─── Dataset excerpt

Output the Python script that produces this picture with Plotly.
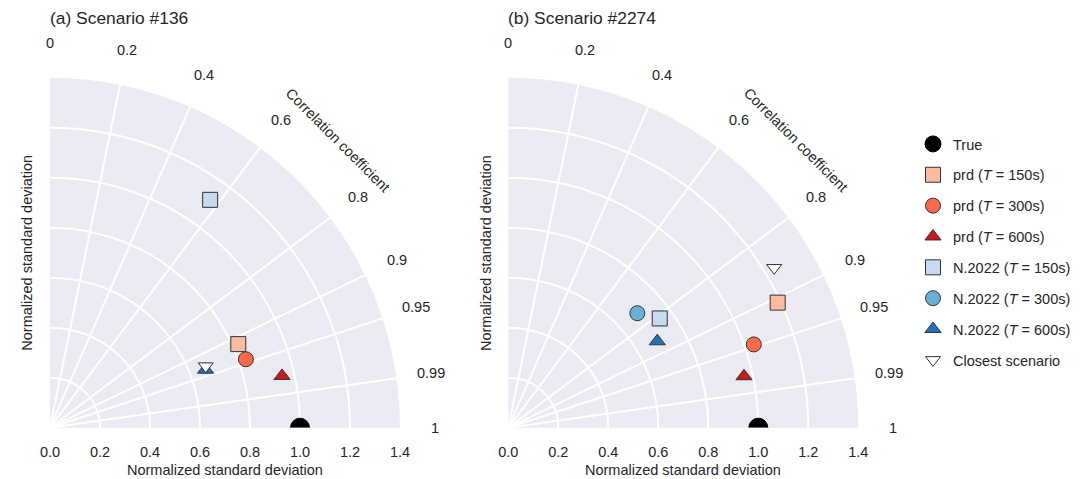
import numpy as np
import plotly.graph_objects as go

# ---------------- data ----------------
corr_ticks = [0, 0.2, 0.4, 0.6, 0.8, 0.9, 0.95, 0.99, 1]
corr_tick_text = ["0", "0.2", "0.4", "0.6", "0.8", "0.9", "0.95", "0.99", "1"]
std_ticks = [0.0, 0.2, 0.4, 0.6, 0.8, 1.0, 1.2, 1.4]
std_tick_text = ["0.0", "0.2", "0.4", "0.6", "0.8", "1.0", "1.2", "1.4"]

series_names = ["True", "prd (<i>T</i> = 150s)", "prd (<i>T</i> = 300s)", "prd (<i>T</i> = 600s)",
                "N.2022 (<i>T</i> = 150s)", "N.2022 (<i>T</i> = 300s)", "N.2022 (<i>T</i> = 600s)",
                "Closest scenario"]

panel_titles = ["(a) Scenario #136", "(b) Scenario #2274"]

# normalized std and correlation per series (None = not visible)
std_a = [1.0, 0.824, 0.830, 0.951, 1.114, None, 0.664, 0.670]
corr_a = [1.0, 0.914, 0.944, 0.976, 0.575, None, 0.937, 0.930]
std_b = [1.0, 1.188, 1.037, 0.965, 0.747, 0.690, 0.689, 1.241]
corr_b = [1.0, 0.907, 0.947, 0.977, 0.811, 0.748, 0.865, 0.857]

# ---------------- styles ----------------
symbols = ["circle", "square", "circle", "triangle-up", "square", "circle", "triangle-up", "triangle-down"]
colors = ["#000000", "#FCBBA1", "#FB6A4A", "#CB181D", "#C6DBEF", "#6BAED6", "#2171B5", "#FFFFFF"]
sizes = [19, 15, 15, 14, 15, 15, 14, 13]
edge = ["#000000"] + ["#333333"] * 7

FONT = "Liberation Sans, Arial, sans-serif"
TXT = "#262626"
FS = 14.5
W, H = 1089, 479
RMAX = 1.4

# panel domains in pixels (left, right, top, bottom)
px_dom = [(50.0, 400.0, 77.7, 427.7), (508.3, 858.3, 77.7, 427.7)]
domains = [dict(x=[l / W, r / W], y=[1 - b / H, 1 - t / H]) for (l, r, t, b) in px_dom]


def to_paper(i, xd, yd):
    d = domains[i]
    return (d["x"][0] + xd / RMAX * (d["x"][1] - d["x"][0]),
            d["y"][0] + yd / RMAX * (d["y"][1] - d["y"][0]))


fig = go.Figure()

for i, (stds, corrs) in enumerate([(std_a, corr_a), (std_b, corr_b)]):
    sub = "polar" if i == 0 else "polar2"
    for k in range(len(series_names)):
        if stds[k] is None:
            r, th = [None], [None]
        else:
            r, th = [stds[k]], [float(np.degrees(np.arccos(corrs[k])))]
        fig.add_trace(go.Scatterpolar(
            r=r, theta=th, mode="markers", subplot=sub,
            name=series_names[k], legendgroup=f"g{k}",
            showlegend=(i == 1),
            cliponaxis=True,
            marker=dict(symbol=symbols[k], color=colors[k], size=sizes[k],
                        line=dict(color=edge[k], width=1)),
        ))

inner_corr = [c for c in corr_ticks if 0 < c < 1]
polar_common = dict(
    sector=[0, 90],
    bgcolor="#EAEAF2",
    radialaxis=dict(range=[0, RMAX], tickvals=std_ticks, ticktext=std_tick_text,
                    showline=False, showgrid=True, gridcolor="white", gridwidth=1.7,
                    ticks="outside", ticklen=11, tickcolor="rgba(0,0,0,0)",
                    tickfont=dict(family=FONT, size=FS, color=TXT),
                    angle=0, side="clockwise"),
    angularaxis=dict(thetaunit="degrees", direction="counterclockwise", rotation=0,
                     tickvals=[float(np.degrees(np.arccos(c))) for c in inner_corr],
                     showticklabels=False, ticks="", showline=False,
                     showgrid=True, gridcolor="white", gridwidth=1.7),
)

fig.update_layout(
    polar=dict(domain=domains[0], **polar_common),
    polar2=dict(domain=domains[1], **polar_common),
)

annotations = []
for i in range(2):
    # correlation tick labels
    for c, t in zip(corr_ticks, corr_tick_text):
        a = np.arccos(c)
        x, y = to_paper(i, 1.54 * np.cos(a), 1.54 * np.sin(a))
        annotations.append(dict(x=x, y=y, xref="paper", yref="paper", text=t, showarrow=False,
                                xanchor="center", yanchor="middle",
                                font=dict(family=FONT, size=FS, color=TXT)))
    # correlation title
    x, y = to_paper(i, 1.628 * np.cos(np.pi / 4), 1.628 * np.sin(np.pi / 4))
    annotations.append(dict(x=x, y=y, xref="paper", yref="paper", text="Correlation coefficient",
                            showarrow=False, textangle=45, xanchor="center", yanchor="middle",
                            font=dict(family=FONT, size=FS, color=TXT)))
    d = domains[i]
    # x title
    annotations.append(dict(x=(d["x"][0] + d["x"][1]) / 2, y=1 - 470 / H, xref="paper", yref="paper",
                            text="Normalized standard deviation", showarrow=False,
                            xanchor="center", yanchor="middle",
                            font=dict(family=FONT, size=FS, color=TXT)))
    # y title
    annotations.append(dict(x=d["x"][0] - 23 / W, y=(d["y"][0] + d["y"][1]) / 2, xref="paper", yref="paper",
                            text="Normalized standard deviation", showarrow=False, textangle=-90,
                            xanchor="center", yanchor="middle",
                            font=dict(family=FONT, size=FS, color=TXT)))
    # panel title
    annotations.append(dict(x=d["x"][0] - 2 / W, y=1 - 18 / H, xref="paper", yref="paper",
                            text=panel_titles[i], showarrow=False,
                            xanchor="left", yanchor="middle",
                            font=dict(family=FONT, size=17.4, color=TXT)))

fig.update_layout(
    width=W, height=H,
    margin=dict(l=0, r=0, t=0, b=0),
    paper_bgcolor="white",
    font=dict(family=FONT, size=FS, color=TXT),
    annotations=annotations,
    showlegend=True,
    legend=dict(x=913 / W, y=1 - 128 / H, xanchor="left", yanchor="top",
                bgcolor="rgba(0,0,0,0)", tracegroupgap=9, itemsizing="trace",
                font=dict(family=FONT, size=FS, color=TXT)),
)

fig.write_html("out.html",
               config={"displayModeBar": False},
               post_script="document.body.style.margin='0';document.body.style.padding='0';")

──────

_Stated task:_
Leave out the pictures and retype every line above exactly.

_Final answer:_
Output the Python script that produces this picture with Plotly.
import numpy as np
import plotly.graph_objects as go

# ---------------- data ----------------
corr_ticks = [0, 0.2, 0.4, 0.6, 0.8, 0.9, 0.95, 0.99, 1]
corr_tick_text = ["0", "0.2", "0.4", "0.6", "0.8", "0.9", "0.95", "0.99", "1"]
std_ticks = [0.0, 0.2, 0.4, 0.6, 0.8, 1.0, 1.2, 1.4]
std_tick_text = ["0.0", "0.2", "0.4", "0.6", "0.8", "1.0", "1.2", "1.4"]

series_names = ["True", "prd (<i>T</i> = 150s)", "prd (<i>T</i> = 300s)", "prd (<i>T</i> = 600s)",
                "N.2022 (<i>T</i> = 150s)", "N.2022 (<i>T</i> = 300s)", "N.2022 (<i>T</i> = 600s)",
                "Closest scenario"]

panel_titles = ["(a) Scenario #136", "(b) Scenario #2274"]

# normalized std and correlation per series (None = not visible)
std_a = [1.0, 0.824, 0.830, 0.951, 1.114, None, 0.664, 0.670]
corr_a = [1.0, 0.914, 0.944, 0.976, 0.575, None, 0.937, 0.930]
std_b = [1.0, 1.188, 1.037, 0.965, 0.747, 0.690, 0.689, 1.241]
corr_b = [1.0, 0.907, 0.947, 0.977, 0.811, 0.748, 0.865, 0.857]

# ---------------- styles ----------------
symbols = ["circle", "square", "circle", "triangle-up", "square", "circle", "triangle-up", "triangle-down"]
colors = ["#000000", "#FCBBA1", "#FB6A4A", "#CB181D", "#C6DBEF", "#6BAED6", "#2171B5", "#FFFFFF"]
sizes = [19, 15, 15, 14, 15, 15, 14, 13]
edge = ["#000000"] + ["#333333"] * 7

FONT = "Liberation Sans, Arial, sans-serif"
TXT = "#262626"
FS = 14.5
W, H = 1089, 479
RMAX = 1.4

# panel domains in pixels (left, right, top, bottom)
px_dom = [(50.0, 400.0, 77.7, 427.7), (508.3, 858.3, 77.7, 427.7)]
domains = [dict(x=[l / W, r / W], y=[1 - b / H, 1 - t / H]) for (l, r, t, b) in px_dom]


def to_paper(i, xd, yd):
    d = domains[i]
    return (d["x"][0] + xd / RMAX * (d["x"][1] - d["x"][0]),
            d["y"][0] + yd / RMAX * (d["y"][1] - d["y"][0]))


fig = go.Figure()

for i, (stds, corrs) in enumerate([(std_a, corr_a), (std_b, corr_b)]):
    sub = "polar" if i == 0 else "polar2"
    for k in range(len(series_names)):
        if stds[k] is None:
            r, th = [None], [None]
        else:
            r, th = [stds[k]], [float(np.degrees(np.arccos(corrs[k])))]
        fig.add_trace(go.Scatterpolar(
            r=r, theta=th, mode="markers", subplot=sub,
            name=series_names[k], legendgroup=f"g{k}",
            showlegend=(i == 1),
            cliponaxis=True,
            marker=dict(symbol=symbols[k], color=colors[k], size=sizes[k],
                        line=dict(color=edge[k], width=1)),
        ))

inner_corr = [c for c in corr_ticks if 0 < c < 1]
polar_common = dict(
    sector=[0, 90],
    bgcolor="#EAEAF2",
    radialaxis=dict(range=[0, RMAX], tickvals=std_ticks, ticktext=std_tick_text,
                    showline=False, showgrid=True, gridcolor="white", gridwidth=1.7,
                    ticks="outside", ticklen=11, tickcolor="rgba(0,0,0,0)",
                    tickfont=dict(family=FONT, size=FS, color=TXT),
                    angle=0, side="clockwise"),
    angularaxis=dict(thetaunit="degrees", direction="counterclockwise", rotation=0,
                     tickvals=[float(np.degrees(np.arccos(c))) for c in inner_corr],
                     showticklabels=False, ticks="", showline=False,
                     showgrid=True, gridcolor="white", gridwidth=1.7),
)

fig.update_layout(
    polar=dict(domain=domains[0], **polar_common),
    polar2=dict(domain=domains[1], **polar_common),
)

annotations = []
for i in range(2):
    # correlation tick labels
    for c, t in zip(corr_ticks, corr_tick_text):
        a = np.arccos(c)
        x, y = to_paper(i, 1.54 * np.cos(a), 1.54 * np.sin(a))
        annotations.append(dict(x=x, y=y, xref="paper", yref="paper", text=t, showarrow=False,
                                xanchor="center", yanchor="middle",
                                font=dict(family=FONT, size=FS, color=TXT)))
    # correlation title
    x, y = to_paper(i, 1.628 * np.cos(np.pi / 4), 1.628 * np.sin(np.pi / 4))
    annotations.append(dict(x=x, y=y, xref="paper", yref="paper", text="Correlation coefficient",
                            showarrow=False, textangle=45, xanchor="center", yanchor="middle",
                            font=dict(family=FONT, size=FS, color=TXT)))
    d = domains[i]
    # x title
    annotations.append(dict(x=(d["x"][0] + d["x"][1]) / 2, y=1 - 470 / H, xref="paper", yref="paper",
                            text="Normalized standard deviation", showarrow=False,
                            xanchor="center", yanchor="middle",
                            font=dict(family=FONT, size=FS, color=TXT)))
    # y title
    annotations.append(dict(x=d["x"][0] - 23 / W, y=(d["y"][0] + d["y"][1]) / 2, xref="paper", yref="paper",
                            text="Normalized standard deviation", showarrow=False, textangle=-90,
                            xanchor="center", yanchor="middle",
                            font=dict(family=FONT, size=FS, color=TXT)))
    # panel title
    annotations.append(dict(x=d["x"][0] - 2 / W, y=1 - 18 / H, xref="paper", yref="paper",
                            text=panel_titles[i], showarrow=False,
                            xanchor="left", yanchor="middle",
                            font=dict(family=FONT, size=17.4, color=TXT)))

fig.update_layout(
    width=W, height=H,
    margin=dict(l=0, r=0, t=0, b=0),
    paper_bgcolor="white",
    font=dict(family=FONT, size=FS, color=TXT),
    annotations=annotations,
    showlegend=True,
    legend=dict(x=913 / W, y=1 - 128 / H, xanchor="left", yanchor="top",
                bgcolor="rgba(0,0,0,0)", tracegroupgap=9, itemsizing="trace",
                font=dict(family=FONT, size=FS, color=TXT)),
)

fig.write_html("out.html",
               config={"displayModeBar": False},
               post_script="document.body.style.margin='0';document.body.style.padding='0';")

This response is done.